脊柱側弯症・検診と事後管理をめぐる諸問題 - A6 民間療法は?
東京都済生会中央病院 整形外科部長 鈴木信正先生 (あやめの会会報1号(平成2年発行)に掲載された寄稿より)
脊柱側弯症・検診と事後管理をめぐる諸問題
東京都済生会中央病院 整形外科部長 鈴木信正
A-6 民間療法は?
現在、側弯症の治療で効果が確定しているものは、装具療法と手術療法だけである。 よく「あの治療法を行ったら良くなった」ということを聞くことがあるが、それらは自然経過として不変であった人達である。
側弯度が25度未満で7割、35度未満で約3割の人が放っておいても進行しなかったり、自然に良くなったりするのであるから、「何をしたから良くなった」といえるには、その治療法によって良くなったり、不変の人が統計的に有意の差をもって自然経過より多くならなければならない。しかしながら、一般にみられる民間療法にそのようなものは全くなく、すべて無効である。

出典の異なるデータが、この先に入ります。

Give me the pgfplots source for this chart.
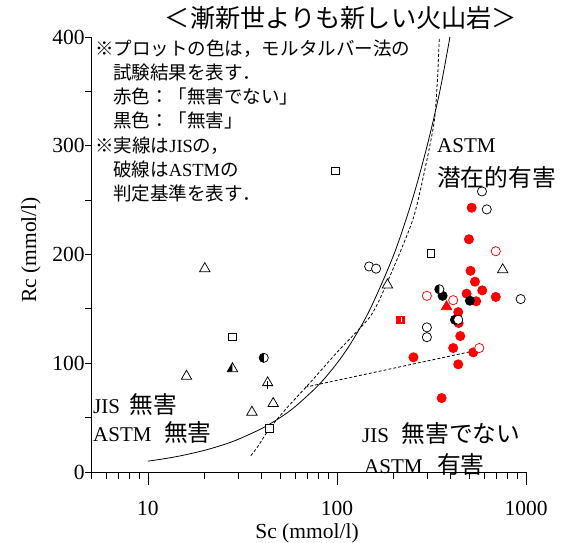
\documentclass[border=0pt]{standalone}
\usepackage{fontspec}
\setmainfont{Liberation Serif}
\newfontfamily\jp[Scale=1.13]{Noto Sans CJK JP}
\usepackage{pgfplots}
\pgfplotsset{compat=1.18}

\pgfdeclareplotmark{halftri}{%
  \pgfpathmoveto{\pgfqpoint{0pt}{\pgfplotmarksize}}%
  \pgfpathlineto{\pgfqpoint{-.866\pgfplotmarksize}{-.5\pgfplotmarksize}}%
  \pgfpathlineto{\pgfqpoint{0pt}{-.5\pgfplotmarksize}}%
  \pgfpathclose\pgfusepathqfill
  \pgfpathmoveto{\pgfqpoint{0pt}{\pgfplotmarksize}}%
  \pgfpathlineto{\pgfqpoint{-.866\pgfplotmarksize}{-.5\pgfplotmarksize}}%
  \pgfpathlineto{\pgfqpoint{.866\pgfplotmarksize}{-.5\pgfplotmarksize}}%
  \pgfpathclose\pgfusepathqstroke}
\pgfdeclareplotmark{halfcircL}{%
  \pgfpathcircle{\pgfpointorigin}{\pgfplotmarksize}%
  \pgfsetfillcolor{white}\pgfusepathqfill
  \pgfsetfillcolor{black}%
  \pgfpathmoveto{\pgfqpoint{0pt}{\pgfplotmarksize}}%
  \pgfpatharc{90}{270}{\pgfplotmarksize}%
  \pgfpathclose\pgfusepathqfill
  \pgfpathcircle{\pgfpointorigin}{\pgfplotmarksize}%
  \pgfusepathqstroke}
\pgfdeclareplotmark{redhalfsq}{%
  \pgfpathrectangle{\pgfqpoint{-\pgfplotmarksize}{-\pgfplotmarksize}}{\pgfqpoint{2\pgfplotmarksize}{2\pgfplotmarksize}}%
  \pgfusepathqfillstroke
  \pgfsetfillcolor{white}%
  \pgfpathrectangle{\pgfqpoint{.1\pgfplotmarksize}{-.65\pgfplotmarksize}}{\pgfqpoint{.4\pgfplotmarksize}{1.3\pgfplotmarksize}}%
  \pgfusepathqfill}

\begin{document}
\begin{tikzpicture}
\path[use as bounding box] (-91pt,-70pt) rectangle (474pt,472pt);
\begin{axis}[
  at={(0,0)}, anchor=south west,
  scale only axis, width=435pt, height=435pt,
  xmode=log, xmin=5, xmax=1000, ymin=0, ymax=400,
  axis x line*=bottom, axis y line*=left,
  axis line style={line width=0.8pt},
  xtick={10,100,1000}, xticklabels={10,100,1000},
  minor xtick={5,6,7,8,9,20,30,40,50,60,70,80,90,200,300,400,500,600,700,800,900},
  ytick=\empty,
  extra y ticks={0,50,100,150,200,250,300,350,400},
  extra y tick labels={0,,100,,200,,300,,400},
  extra y tick style={major tick length=6pt},
  tick align=outside,
  major tick length=13pt, minor tick length=7pt,
  every tick/.style={black, line width=0.8pt},
  tick label style={font=\fontsize{21.5}{24}\selectfont},
  xticklabel style={yshift=-13pt},
  yticklabel style={xshift=3pt},
  /pgf/number format/assume math mode=true,
  clip=false,
  mk/.style={only marks, line width=0.75pt},
]
% JIS criterion (solid)
\addplot[black, line width=0.8pt, smooth] coordinates {
 (10,10)(12,12)(15,15)(20,20)(25,25)(30,30)(40,40)(50,50)(60,60)(80,80)
 (100,100)(120,120)(150,150)(200,200)(250,250)(300,300)(350,350)(396,400)};
% ASTM criterion (dashed)
\addplot[black, line width=0.8pt, smooth, tension=0.4, dash pattern=on 3pt off 2pt] coordinates {
 (35,15)(38,23)(44,40)(55,60)(72,82)(100,110)(150,143)(183,173)
 (252,232)(300,288)(328,324)(340,360)(348,400)};
\addplot[black, line width=0.8pt, dash pattern=on 3pt off 2pt] coordinates {
 (68,78)(520,111)};

% red filled circles
\addplot[mk, mark=*, mark size=4.6pt, draw=red, fill=red] coordinates {
 (516,243)(499,214)(509,185)(537,175)(587,167)(485,164)(692,161)(545,157)
 (438,147)(440,137)(449,125)(412,114)(438,99)(358,68)(254,105.5)(526,110)};
% red filled triangle
\addplot[mk, mark=triangle*, mark size=6pt, draw=red, fill=red] coordinates {(380,152)};
% red half square
\addplot[mk, mark=redhalfsq, mark size=3.7pt, draw=red, fill=red] coordinates {(217,140)};
% black filled circles
\addplot[mk, mark=*, mark size=4.6pt, draw=black, fill=black] coordinates {
 (362,162)(421,140)(505,157.5)};
% black half circles
\addplot[mk, mark=halfcircL, mark size=4.6pt, draw=black, fill=black] coordinates {
 (41,105)(348,168)};
% black half triangle
\addplot[mk, mark=halftri, mark size=6pt, draw=black, fill=black] coordinates {(28,95)};
% red open circles
\addplot[mk, mark=*, mark size=4.6pt, draw=red, fill=white] coordinates {
 (299,162)(412,158)(566,114)(692,203)};
% black open circles
\addplot[mk, mark=*, mark size=4.6pt, draw=black, fill=white] coordinates {
 (148,189)(161,187)(299,133)(299,124)(585,258)(620,241.5)(937,159)(438,140)};
% black open triangles
\addplot[mk, mark=triangle*, mark size=6pt, draw=black, fill=white] coordinates {
 (20,187)(16,88)(46,63)(35.5,55)(185,172)(753,186)(43,82)};
\addplot[mk, mark=+, mark size=4pt, draw=black] coordinates {(43,80)};
% black open squares
\addplot[mk, mark=square*, mark size=3.7pt, draw=black, fill=white] coordinates {
 (28,124)(44,40)(98,277)(314,201)};
\end{axis}

% labels
\node[font=\fontsize{21.5}{24}\selectfont] at (216pt,-61pt) {Sc (mmol/l)};
\node[font=\fontsize{21.5}{24}\selectfont, rotate=90] at (-60pt,222pt) {Rc (mmol/l)};
% title
\node[font=\fontsize{22.3}{26}\selectfont] at (250pt,454pt) {\jp ＜漸新世よりも新しい火山岩＞};
% note block
\begin{scope}[every node/.style={anchor=base west, inner sep=0pt, font=\fontsize{16.4}{20}\selectfont}]
\node at (4pt,417pt) {\jp ※プロットの色は，モルタルバー法の};
\node at (22pt,393pt) {\jp 試験結果を表す．};
\node at (22pt,368.5pt) {\jp 赤色：「無害でない」};
\node at (22pt,344.5pt) {\jp 黒色：「無害」};
\node at (4pt,320pt) {{\jp ※実線は}{\fontsize{18.5}{20}\selectfont JIS}{\jp の，}};
\node at (22pt,296pt) {{\jp 破線は}{\fontsize{18.5}{20}\selectfont ASTM}{\jp の}};
\node at (22pt,272pt) {\jp 判定基準を表す．};
\end{scope}
% region annotations
\begin{scope}[every node/.style={anchor=base west, inner sep=0pt, font=\fontsize{21}{24}\selectfont}]
\node at (346pt,319.5pt) {ASTM};
\node at (346pt,286pt) {\jp 潜在的有害};
\node at (2pt,59pt) {JIS\hspace{0.45em}{\jp 無害}};
\node at (2pt,31pt) {ASTM\hspace{0.6em}{\jp 無害}};
\node at (271pt,30pt) {JIS\hspace{0.6em}{\jp 無害でない}};
\node at (273pt,-1pt) {ASTM\hspace{0.7em}{\jp 有害}};
\end{scope}
\end{tikzpicture}
\end{document}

筆者自身の外来にも、せっかく装具で良くコントロールされていたのに、装具がいやになって民間療法に走った結果、70度や80度にまで変形してしまったという人が来ることはまれではない。これらは、手術するしか方法がなく手術の時期としては手遅れともいえ、大変残念なケースである。また、25度未満の側弯で、何もしなくとも変わらないのにせっせと民間療法に通っている人も少なくなく、考えさせられることが多い。